What is the possible potential?

Question

The professor asked us to do this one:

"..Determine all potentials $V(r,\theta, \phi)$ for which it is possible for find solutions of the time independent Schrodinger equation which are also eigenfunctions of the operator $L_{z}$."

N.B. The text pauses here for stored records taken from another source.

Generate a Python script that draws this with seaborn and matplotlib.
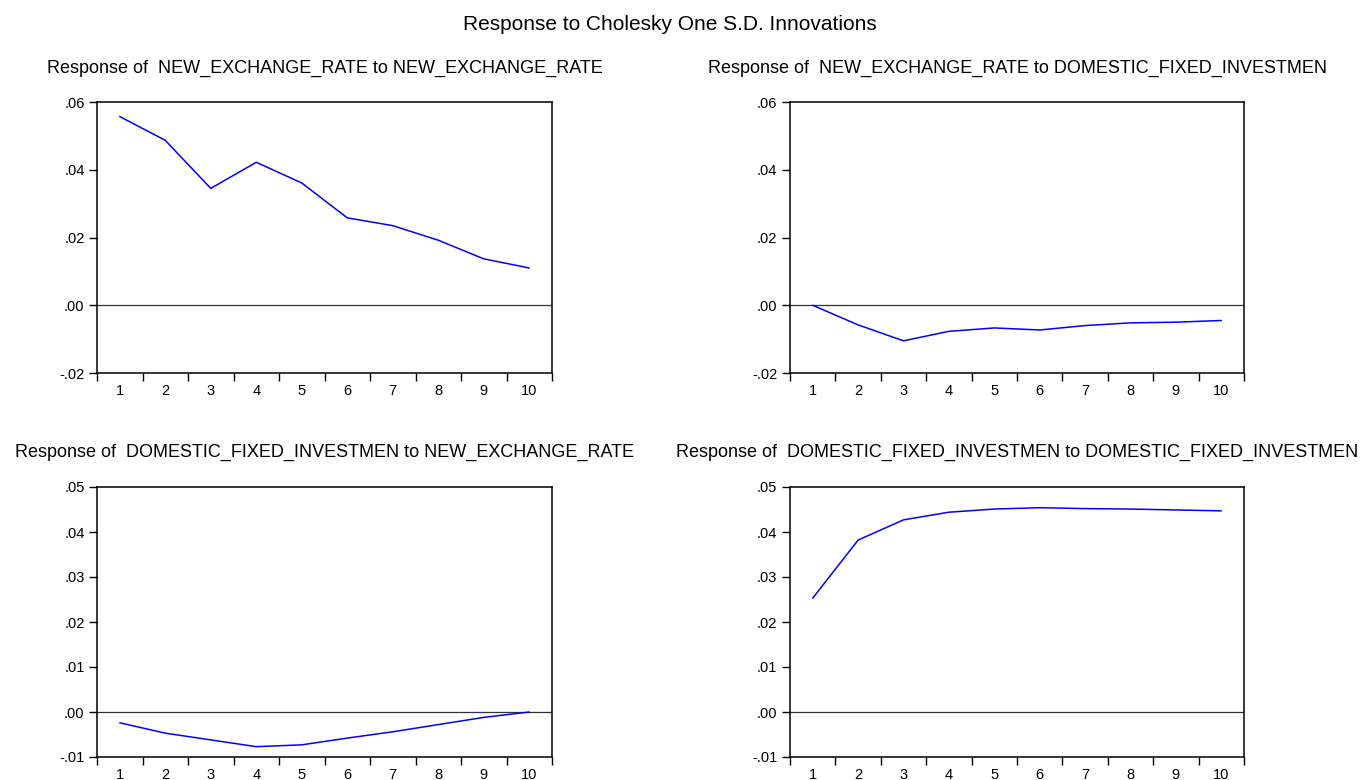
import numpy as np
import pandas as pd
import seaborn as sns
import matplotlib.pyplot as plt
from matplotlib.ticker import FuncFormatter

sns.set_style("ticks")
plt.rcParams['font.family'] = ['Liberation Sans', 'DejaVu Sans']
plt.rcParams['text.color'] = 'black'
plt.rcParams['xtick.color'] = 'black'
plt.rcParams['ytick.color'] = 'black'
plt.rcParams['axes.edgecolor'] = 'black'

# Periods and impulse responses
periods = list(range(1, 11))
exr_to_exr = [0.0557, 0.0487, 0.0345, 0.0422, 0.0361, 0.0258, 0.0235, 0.0192, 0.0137, 0.0110]
exr_to_dfi = [0.0000, -0.0058, -0.0105, -0.0077, -0.0067, -0.0073, -0.0060, -0.0052, -0.0050, -0.0045]
dfi_to_exr = [-0.0024, -0.0047, -0.0062, -0.0077, -0.0073, -0.0058, -0.0044, -0.0028, -0.0012, 0.0000]
dfi_to_dfi = [0.0253, 0.0382, 0.0427, 0.0444, 0.0451, 0.0454, 0.0452, 0.0451, 0.0449, 0.0447]

titles = ["Response of  NEW_EXCHANGE_RATE to NEW_EXCHANGE_RATE",
          "Response of  NEW_EXCHANGE_RATE to DOMESTIC_FIXED_INVESTMEN",
          "Response of  DOMESTIC_FIXED_INVESTMEN to NEW_EXCHANGE_RATE",
          "Response of  DOMESTIC_FIXED_INVESTMEN to DOMESTIC_FIXED_INVESTMEN"]
yticks_top = [-0.02, 0.00, 0.02, 0.04, 0.06]
yticks_bottom = [-0.01, 0.00, 0.01, 0.02, 0.03, 0.04, 0.05]

W, H = 1370, 780
fig = plt.figure(figsize=(W / 100, H / 100), dpi=100)

def px_axes(x0, y0, x1, y1):
    return fig.add_axes([x0 / W, 1 - y1 / H, (x1 - x0) / W, (y1 - y0) / H])

def fmt(v, pos):
    s = f"{v:.2f}"
    return s.replace("0.", ".", 1)

panels = [
    (px_axes(97, 102, 552, 373), exr_to_exr, yticks_top, titles[0], 68),
    (px_axes(790, 102, 1244, 373), exr_to_dfi, yticks_top, titles[1], 68),
    (px_axes(97, 487, 552, 757), dfi_to_exr, yticks_bottom, titles[2], 452),
    (px_axes(790, 487, 1244, 757), dfi_to_dfi, yticks_bottom, titles[3], 452),
]

for ax, vals, yt, title, ty in panels:
    df = pd.DataFrame({"period": periods, "response": vals})
    sns.lineplot(data=df, x="period", y="response", ax=ax, color="#0000FF", linewidth=1.1)
    ax.axhline(0, color="#333333", linewidth=0.9, zorder=1)
    ax.set_xlim(0.5, 10.5)
    ax.set_ylim(yt[0], yt[-1])
    ax.set_yticks(yt)
    ax.yaxis.set_major_formatter(FuncFormatter(fmt))
    # ticks between periods, labels centred on the periods
    ax.set_xticks(np.arange(0.5, 11, 1.0))
    ax.set_xticklabels([])
    ax.set_xticks(periods, minor=True)
    ax.set_xticklabels([str(p) for p in periods], minor=True)
    ax.tick_params(axis="x", which="major", direction="out", length=5.5, width=1, color="black")
    ax.tick_params(axis="x", which="minor", length=0, pad=8, labelsize=10.5, labelcolor="black")
    ax.tick_params(axis="y", direction="out", length=6, width=1, labelsize=10.5, pad=3,
                   labelcolor="black")
    ax.set_xlabel("")
    ax.set_ylabel("")
    for sp in ax.spines.values():
        sp.set_visible(True)
        sp.set_color("black")
        sp.set_linewidth(1.1)
    pos = ax.get_position()
    fig.text((pos.x0 + pos.x1) / 2, 1 - ty / H, title, ha="center", va="center",
             fontsize=13, color="black")

fig.text(670 / W, 1 - 25 / H, "Response to Cholesky One S.D. Innovations",
         ha="center", va="center", fontsize=15, color="black")

fig.savefig("out.png", dpi=100, facecolor="white")
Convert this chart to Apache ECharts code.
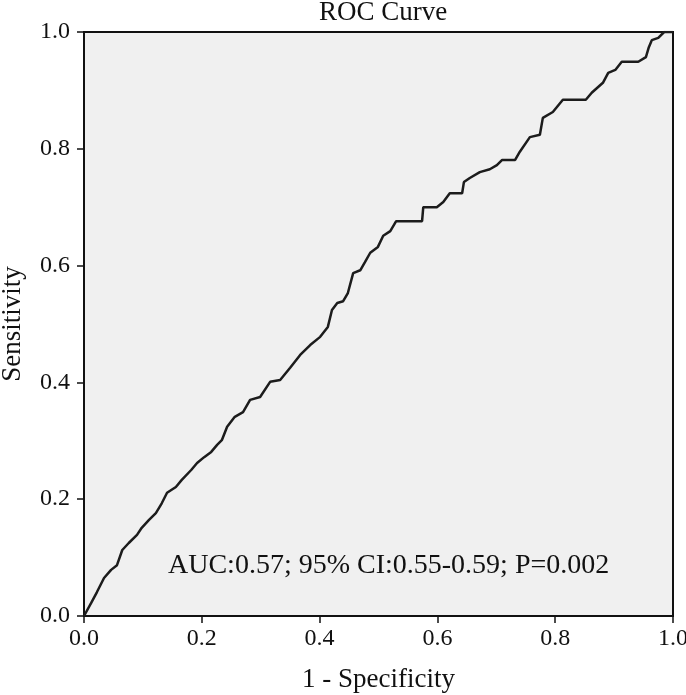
<!DOCTYPE html>
<html>
<head>
<meta charset="utf-8">
<title>ROC Curve</title>
<script src="https://cdn.jsdelivr.net/npm/echarts@6/dist/echarts.min.js"></script>
<style>
  html, body { margin: 0; padding: 0; background: #fff; }
  #chart { width: 686px; height: 695px; }
</style>
</head>
<body>
<div id="chart"></div>
<script>
// 1 - specificity (false positive rate)
const fpr = [
  0, 0.003, 0.012, 0.022, 0.034, 0.046, 0.056, 0.065, 0.076, 0.090,
  0.098, 0.110, 0.122, 0.132, 0.141, 0.156, 0.166, 0.182, 0.192, 0.204,
  0.216, 0.226, 0.234, 0.243, 0.256, 0.270, 0.282, 0.299, 0.316, 0.333,
  0.350, 0.367, 0.384, 0.401, 0.414, 0.421, 0.430, 0.440, 0.448, 0.457,
  0.469, 0.477, 0.486, 0.499, 0.508, 0.520, 0.530, 0.574, 0.576, 0.599,
  0.610, 0.621, 0.642, 0.645, 0.655, 0.672, 0.689, 0.701, 0.710, 0.732,
  0.740, 0.757, 0.774, 0.779, 0.796, 0.813, 0.852, 0.862, 0.881, 0.890,
  0.902, 0.913, 0.941, 0.954, 0.959, 0.964, 0.975, 0.985, 1.0
]
// sensitivity (true positive rate)
const tpr = [
  0, 0.002, 0.022, 0.041, 0.065, 0.079, 0.087, 0.113, 0.125, 0.139,
  0.151, 0.164, 0.176, 0.193, 0.211, 0.221, 0.233, 0.250, 0.262, 0.272,
  0.281, 0.293, 0.301, 0.324, 0.341, 0.349, 0.370, 0.375, 0.401, 0.404,
  0.425, 0.447, 0.464, 0.478, 0.495, 0.524, 0.536, 0.539, 0.553, 0.587,
  0.592, 0.606, 0.622, 0.632, 0.651, 0.659, 0.676, 0.676, 0.700, 0.700,
  0.709, 0.724, 0.724, 0.743, 0.750, 0.760, 0.765, 0.772, 0.781, 0.781,
  0.795, 0.820, 0.824, 0.853, 0.863, 0.884, 0.884, 0.896, 0.913, 0.930,
  0.935, 0.949, 0.949, 0.957, 0.974, 0.986, 0.990, 1.0, 1.0
]
const annotation = 'AUC:0.57; 95% CI:0.55-0.59; P=0.002'

const FONT = '"Liberation Serif", "DejaVu Serif", serif'

const chart = echarts.init(document.getElementById('chart'), null, { renderer: 'canvas' })

const axisCommon = {
  type: 'value',
  min: 0,
  max: 1,
  interval: 0.2,
  nameLocation: 'middle',
  nameTextStyle: { fontFamily: FONT, fontSize: 27, color: '#111' },
  axisLine: { show: true, lineStyle: { color: '#111', width: 2 } },
  axisTick: { show: true, inside: false, length: 7, lineStyle: { color: '#111', width: 1.5 } },
  axisLabel: {
    fontFamily: FONT,
    fontSize: 24,
    color: '#111',
    formatter: v => v.toFixed(1)
  },
  splitLine: { show: false }
}

chart.setOption({
  animation: false,
  backgroundColor: '#fff',
  title: {
    text: 'ROC Curve',
    left: 378,
    textAlign: 'center',
    top: -6,
    textStyle: { fontFamily: FONT, fontSize: 27, fontWeight: 'normal', color: '#111' }
  },
  grid: {
    left: 84,
    right: 13,
    top: 32,
    bottom: 79,
    outerBoundsMode: 'none',
    containLabel: false,
    show: true,
    backgroundColor: '#f0f0f0',
    borderColor: '#111',
    borderWidth: 2
  },
  xAxis: Object.assign({}, axisCommon, {
    name: '1 - Specificity',
    nameGap: 50,
    axisLabel: Object.assign({}, axisCommon.axisLabel, { margin: 11 })
  }),
  yAxis: Object.assign({}, axisCommon, {
    name: 'Sensitivity',
    nameGap: 58,
    axisLabel: Object.assign({}, axisCommon.axisLabel, { margin: 14 })
  }),
  graphic: [{
    type: 'text',
    left: 168,
    top: 552,
    style: {
      text: annotation,
      font: '28px ' + FONT,
      fill: '#111'
    }
  }],
  series: [{
    type: 'line',
    data: fpr.map((x, i) => [x, tpr[i]]),
    showSymbol: false,
    symbol: 'none',
    lineStyle: { color: '#1c1c1c', width: 2.5 },
    z: 3
  }]
})
</script>
</body>
</html>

I try to solve this problem by assuming separation of variables, and I get $$\Phi(r,\theta,\phi)=R(r)F(\theta)e^{im_{l}\phi}$$ Unfortunately I do not know what to do next for this - should I put it into the formula $H\Phi=E\Phi$ in radial form to see whether it works? The professor give us the hint that the commutator $$[L_{z},V(r,\theta,\phi)]=0$$ I do not know how to use this relationship.

Answer 1

Try writing out $[L_z,V(r,\theta,\phi)]=0$. In other words, V has to be a function such that:
$L_zV \psi = VL_z\psi$
for absolutely any function $\psi$. Does that tell you anything about V?

Answer 2

I'm not going to answer your homework problem. Instead I'm going to construct a counter example to the hint $[L_{z},V]=0$, which is wrong.

Consider first, for simplicity, a spherically symmetric potential $V(r)$ and a product solution

$\Psi(r,\theta,\phi)=R(r)\Theta(\theta)e^{im\phi}$

to the time independent Schroedinger equation $(H-E)\Psi=0$, with Hamiltonian $H:=T+V$, with kinetic term $T:=-\frac{\hbar^2}{2m}\Delta$, and with norm $0< ||\Psi||< \infty$.

In fact, you can think of a Hydrogen-like atom, where $V(r)$ is the Coulomb potential, $R(r)$ is a Laguerre polynomial, and $\Theta(\theta)$ is an associated Legendre polynomial. If the principal quantum number $n\neq 1$ is not one, then $R(r)$ will have a radial node, i.e., there exists a radius $r_{*}>0$, such that $R(r_{*})=0$.

Now construct a new potential of the form

$\tilde{V}(r,\theta,\phi)=V(r)+\delta(r-r_{*})W(\theta,\phi)$.

The solution $\Psi$ from before will also solve the new problem $(\tilde{H}-E)\Psi=0$, where $\tilde{H}:=T+\tilde{V}$, since $R(r)\delta(r-r_{*})=0$. But $L_z$ may not commute with $\tilde{V}$.